Only a number is expected: how many lines in the data below contain the word "that".

▸ Saved entries
※

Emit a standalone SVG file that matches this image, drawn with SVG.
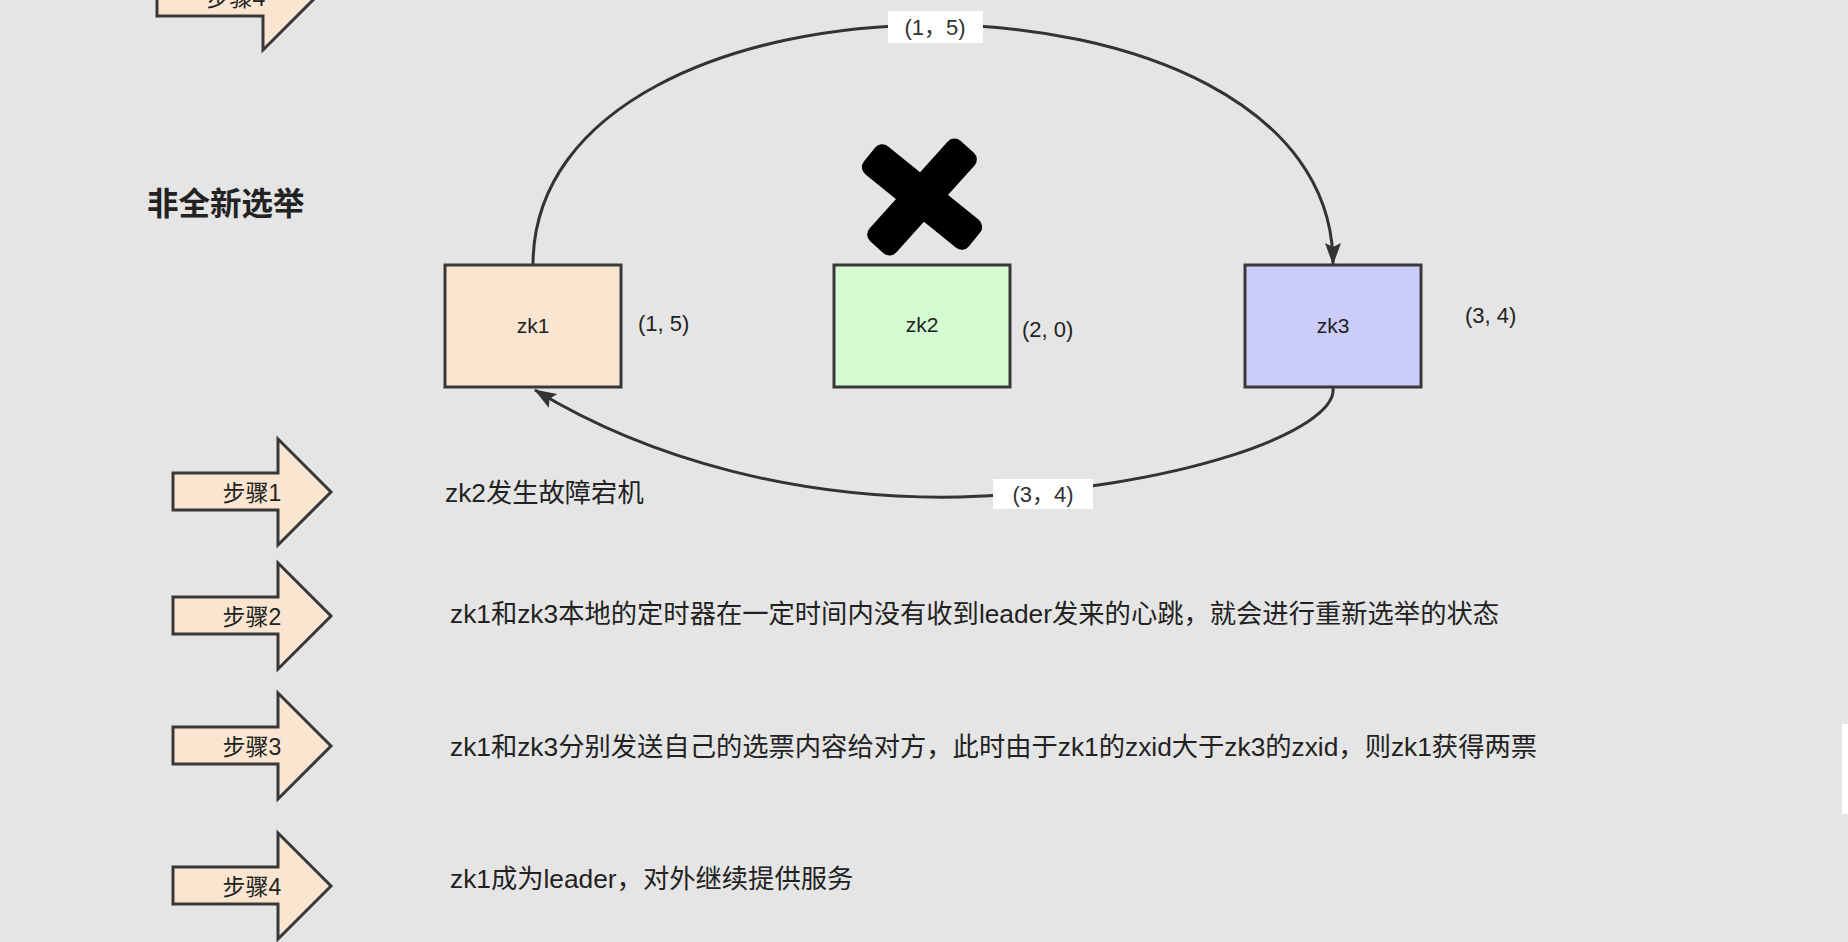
<svg xmlns="http://www.w3.org/2000/svg" width="1848" height="942" viewBox="0 0 1848 942">
  <style>
    .node { stroke: #383838; stroke-width: 3; }
    .n1 { fill: #FAE6D0; }
    .n2 { fill: #D4FCD0; }
    .n3 { fill: #CCCCF8; }
    .step { fill: #FAE6D0; stroke: #383838; stroke-width: 3; stroke-linejoin: miter; }
    .t { font-family: "Liberation Sans", "Noto Sans CJK SC", sans-serif; fill: #222; }
    .ntext { font-size: 21px; text-anchor: middle; }
    .side { font-size: 22px; }
    .steplbl { font-size: 23px; text-anchor: middle; }
    .desc { font-size: 26.3px; }
    .edge { fill: none; stroke: #333; stroke-width: 3; }
    .elbl { fill: #FFFFFF; }
    .etext { font-size: 22px; text-anchor: middle; fill: #333; }
  </style>
  <defs>
    <marker id="arrow" viewBox="0 0 22 16" refX="21" refY="8" markerWidth="22" markerHeight="16" markerUnits="userSpaceOnUse" orient="auto">
      <path d="M0,0 L22,8 L0,16 L4,8 z" fill="#333"/>
    </marker>
  </defs>

  <rect x="0" y="0" width="1848" height="942" fill="#E5E5E5"/>
  <rect x="1842" y="724" width="6" height="90" fill="#FFFFFF"/>

  <text class="t" x="147" y="215" font-size="31.5" font-weight="bold">非全新选举</text>

  <g id="connectors">
    <path class="edge" d="M533,265 C533,-55 1333,-55 1333,264" marker-end="url(#arrow)"/>
    <path class="edge" d="M1333,388 C1338,430 1180,490 960,497 C800,500 650,460 535,390" marker-end="url(#arrow)"/>
    <g id="label-top">
      <rect class="elbl" x="888" y="11" width="95" height="32"/>
      <text class="t etext" x="935" y="35">(1，5)</text>
    </g>
    <g id="label-bottom">
      <rect class="elbl" x="993" y="479" width="100" height="30"/>
      <text class="t etext" x="1043" y="502">(3，4)</text>
    </g>
  </g>

  <g id="zk1">
    <rect class="node n1" x="445" y="265" width="176" height="122"/>
    <text class="t ntext" x="533" y="333">zk1</text>
    <text class="t side" x="638" y="331">(1, 5)</text>
  </g>
  <g id="zk2">
    <rect class="node n2" x="834" y="265" width="176" height="122"/>
    <text class="t ntext" x="922" y="332">zk2</text>
    <text class="t side" x="1022" y="337">(2, 0)</text>
  </g>
  <g id="zk3">
    <rect class="node n3" x="1245" y="265" width="176" height="122"/>
    <text class="t ntext" x="1333" y="333">zk3</text>
    <text class="t side" x="1465" y="323">(3, 4)</text>
  </g>

  <g id="cross" fill="#000">
    <rect x="854.5" y="179" width="135" height="36" rx="9" transform="rotate(39 922 197)"/>
    <rect x="854.5" y="179" width="135" height="36" rx="9" transform="rotate(-48 922 197)"/>
  </g>

  <g id="step-top">
    <polygon class="step" points="157,-21 263,-21 263,-56 316,-3 263,50 263,16 157,16"/>
    <text class="t steplbl" x="236" y="6">步骤4</text>
  </g>
  <g id="step1">
    <polygon class="step" points="173,473 278,473 278,439 331,492 278,545 278,510 173,510"/>
    <text class="t steplbl" x="252" y="501">步骤1</text>
    <text class="t desc" x="445" y="502">zk2发生故障宕机</text>
  </g>
  <g id="step2">
    <polygon class="step" points="173,597 278,597 278,563 331,616 278,669 278,634 173,634"/>
    <text class="t steplbl" x="252" y="625">步骤2</text>
    <text class="t desc" x="450" y="623">zk1和zk3本地的定时器在一定时间内没有收到leader发来的心跳，就会进行重新选举的状态</text>
  </g>
  <g id="step3">
    <polygon class="step" points="173,727 278,727 278,693 331,746 278,799 278,764 173,764"/>
    <text class="t steplbl" x="252" y="755">步骤3</text>
    <text class="t desc" x="450" y="756">zk1和zk3分别发送自己的选票内容给对方，此时由于zk1的zxid大于zk3的zxid，则zk1获得两票</text>
  </g>
  <g id="step4">
    <polygon class="step" points="173,867 278,867 278,833 331,886 278,939 278,904 173,904"/>
    <text class="t steplbl" x="252" y="895">步骤4</text>
    <text class="t desc" x="450" y="888">zk1成为leader，对外继续提供服务</text>
  </g>
</svg>
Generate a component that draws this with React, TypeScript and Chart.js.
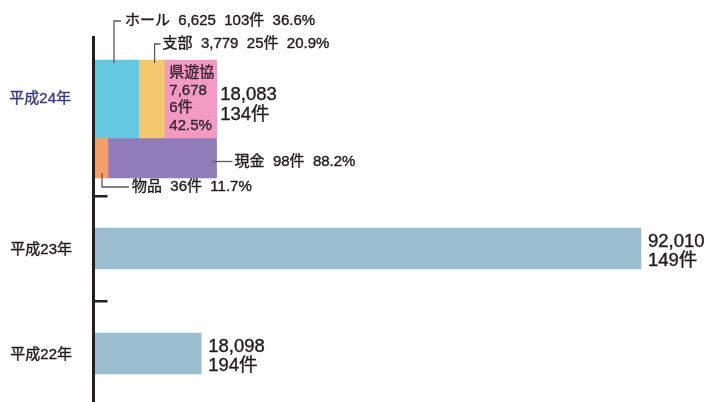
import { useEffect, useRef } from 'react';
import { Chart, registerables } from 'chart.js';

Chart.register(...registerables);

// ---- data ----
const years = ['平成24年', '平成23年', '平成22年'];
const yearTotals = [18083, 92010, 18098];
const yearCounts = [134, 149, 194];
const placeNames = ['ホール', '支部', '県遊協'];
const placeAmounts = ['6,625', '3,779', '7,678'];
const placeCounts = [103, 25, 6];
const placeShares = [36.6, 20.9, 42.5];
const kindNames = ['物品', '現金'];
const kindCounts = [36, 98];
const kindShares = [11.7, 88.2];

// ---- layout / style config ----
const ROW_POS = [0, 1, 2];
const UPPER_POS = -0.424;
const LOWER_POS = 0.138;
const placeColors = ['#64c8e1', '#f4c86d', '#f39ac3'];
const kindColors = ['#f69f68', '#8f7cb8'];
const pastColor = '#9abdcf';
const INK = '#231f20';
const LEAD = '#5a5a5a';
const LATIN = '"Liberation Sans", "Noto Sans CJK JP", sans-serif';

const fmt = (n: number) => n.toLocaleString('en-US');

const drawText = (ctx: CanvasRenderingContext2D, t: string, x: number, y: number) => {
  ctx.fillText(t, x, y);
  ctx.save();
  ctx.lineWidth = 0.4;
  ctx.strokeStyle = ctx.fillStyle as string;
  ctx.strokeText(t, x, y);
  ctx.restore();
};

const annotPlugin = {
  id: 'annot',
  afterDraw(chart: any) {
    const ctx: CanvasRenderingContext2D = chart.ctx;
    const ys = chart.scales.y;
    const area = chart.chartArea;
    const el = (di: number, i = 0) =>
      chart.getDatasetMeta(di).data[i].getProps(['x', 'y', 'base', 'height'], true);

    ctx.save();
    // separators
    ctx.strokeStyle = INK;
    ctx.lineWidth = 2.5;
    [0.5, 1.5].forEach((v) => {
      const py = Math.round(ys.getPixelForValue(v)) + 0.25;
      ctx.beginPath();
      ctx.moveTo(area.left, py);
      ctx.lineTo(area.left + 14, py);
      ctx.stroke();
    });

    // year labels
    ctx.font = `15px ${LATIN}`;
    ctx.textAlign = 'right';
    ctx.textBaseline = 'middle';
    const up0 = el(0);
    ctx.fillStyle = '#3b3e7e';
    drawText(ctx, years[0], 71, up0.y - 0.5);
    ctx.fillStyle = INK;
    drawText(ctx, years[1], 72, ys.getPixelForValue(ROW_POS[1]) + 1.5);
    drawText(ctx, years[2], 72, ys.getPixelForValue(ROW_POS[2]) + 1.5);

    ctx.textAlign = 'left';
    const upperTop = up0.y - up0.height / 2;
    const sep = '  ';
    ctx.strokeStyle = LEAD;
    ctx.lineWidth = 1.3;

    // ホール leader
    const lx0 = up0.base + 20.5;
    ctx.beginPath();
    ctx.moveTo(lx0, upperTop + 3);
    ctx.lineTo(lx0, 21);
    ctx.lineTo(lx0 + 7, 21);
    ctx.stroke();
    ctx.fillStyle = INK;
    ctx.font = `15px ${LATIN}`;
    drawText(
      ctx,
      [placeNames[0], placeAmounts[0], `${placeCounts[0]}件`, `${placeShares[0]}%`].join(sep),
      lx0 + 11,
      21
    );

    // 支部 leader
    const e1 = el(1);
    const lx1 = e1.base + 16;
    ctx.beginPath();
    ctx.moveTo(lx1, upperTop + 3);
    ctx.lineTo(lx1, 44);
    ctx.lineTo(lx1 + 6, 44);
    ctx.stroke();
    drawText(
      ctx,
      [placeNames[1], placeAmounts[1], `${placeCounts[1]}件`, `${placeShares[1]}%`].join(sep),
      lx1 + 8,
      44
    );

    // 県遊協 inside
    const e2 = el(2);
    ctx.fillStyle = '#3a2733';
    const lines = [placeNames[2], placeAmounts[2], `${placeCounts[2]}件`, `${placeShares[2]}%`];
    lines.forEach((t, i) => drawText(ctx, t, e2.base + 5, upperTop + 13 + i * 17.5));

    // total for 24
    ctx.fillStyle = INK;
    ctx.font = `18.5px ${LATIN}`;
    drawText(ctx, fmt(yearTotals[0]), e2.x + 3.5, up0.y - 4);
    drawText(ctx, `${yearCounts[0]}件`, e2.x + 3.5, up0.y + 16);

    // lower bar labels
    const k0 = el(3);
    const k1 = el(4);
    const lowerBottom = k0.y + k0.height / 2;
    ctx.font = `15px ${LATIN}`;
    ctx.strokeStyle = LEAD;
    ctx.lineWidth = 1.3;
    // 現金
    ctx.beginPath();
    ctx.moveTo(k1.x - 4, k1.y + 3.5);
    ctx.lineTo(k1.x + 16, k1.y + 3.5);
    ctx.stroke();
    drawText(ctx, [kindNames[1], `${kindCounts[1]}件`, `${kindShares[1]}%`].join(sep), k1.x + 18, k1.y + 3.5);
    // 物品
    const kx = k0.base + 8.5;
    ctx.strokeStyle = LEAD;
    ctx.lineWidth = 1.3;
    ctx.beginPath();
    ctx.moveTo(kx, lowerBottom - 5);
    ctx.lineTo(kx, 187);
    ctx.lineTo(kx + 27, 187);
    ctx.stroke();
    drawText(ctx, [kindNames[0], `${kindCounts[0]}件`, `${kindShares[0]}%`].join(sep), kx + 30, 187);

    // past years
    ctx.font = `18.5px ${LATIN}`;
    [0, 1].forEach((i) => {
      const p = el(5, i);
      drawText(ctx, fmt(yearTotals[i + 1]), p.x + 7, p.y - 7);
      drawText(ctx, `${yearCounts[i + 1]}件`, p.x + 7, p.y + 12);
    });
    ctx.restore();
  },
};

export default function App() {
  const ref = useRef<HTMLCanvasElement>(null);
  useEffect(() => {
    if (!ref.current) return;
    const datasets: any[] = [];
    placeNames.forEach((name, i) => {
      datasets.push({
        label: name,
        data: [{ x: placeShares[i], y: UPPER_POS }],
        backgroundColor: placeColors[i],
        xAxisID: 'x2',
        stack: 'upper',
        barThickness: 78,
        grouped: false,
      });
    });
    kindNames.forEach((name, i) => {
      datasets.push({
        label: name,
        data: [{ x: kindShares[i], y: LOWER_POS }],
        backgroundColor: kindColors[i],
        xAxisID: 'x2',
        stack: 'lower',
        barThickness: 40,
        grouped: false,
      });
    });
    datasets.push({
      label: '合計',
      data: [
        { x: yearTotals[1], y: ROW_POS[1] },
        { x: yearTotals[2], y: ROW_POS[2] },
      ],
      backgroundColor: pastColor,
      xAxisID: 'x',
      barThickness: 41,
      grouped: false,
    });

    const chart = new Chart(ref.current, {
      type: 'bar',
      data: { datasets },
      options: {
        indexAxis: 'y',
        animation: false,
        responsive: false,
        layout: { padding: { left: 93.5, right: 17.5, top: 37, bottom: 0 } },
        plugins: { legend: { display: false }, tooltip: { enabled: false } },
        scales: {
          y: {
            type: 'linear',
            reverse: true,
            offset: false,
            min: -1.0143,
            max: 2.4619,
            ticks: { display: false },
            grid: { display: false, drawTicks: false, offset: false },
            border: { display: true, color: INK, width: 3, z: 1 },
          },
          x: {
            type: 'linear',
            min: 0,
            max: 100000,
            display: false,
          },
          x2: {
            type: 'linear',
            min: 0,
            max: 483,
            stacked: true,
            display: false,
          },
        },
      } as any,
      plugins: [annotPlugin],
    });
    return () => chart.destroy();
  }, []);

  return (
    <div style={{ position: 'absolute', left: 0, top: 0, width: 706, height: 402, background: '#fff' }}>
      <canvas ref={ref} width={706} height={402} style={{ display: 'block' }} />
    </div>
  );
}
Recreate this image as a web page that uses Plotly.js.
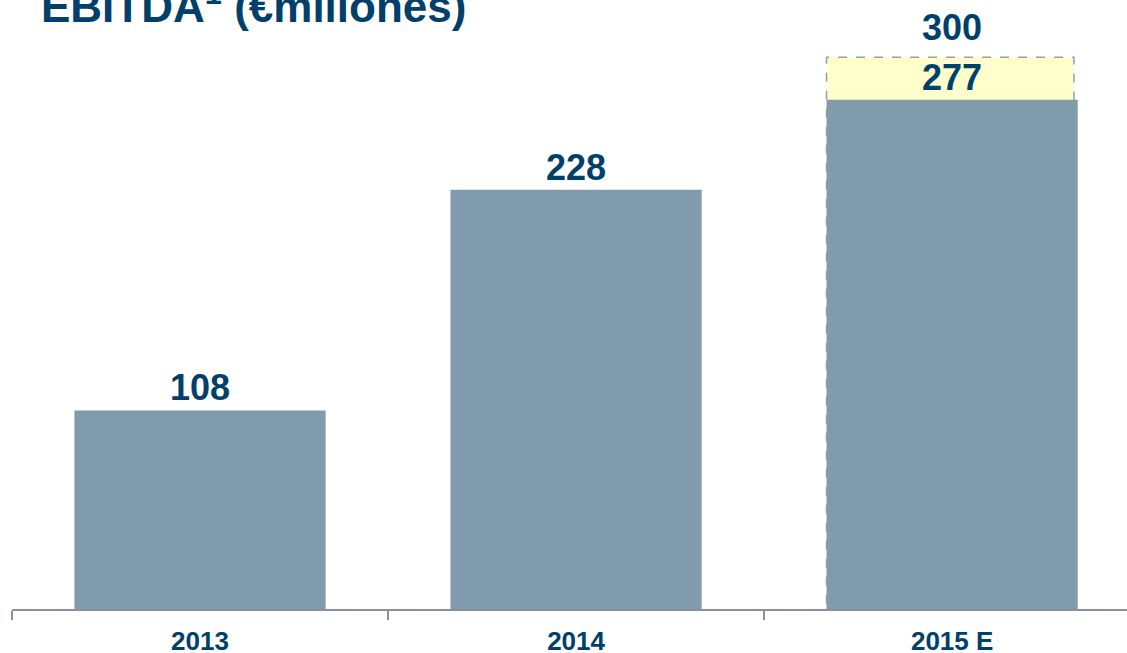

※

▸ The completed task
3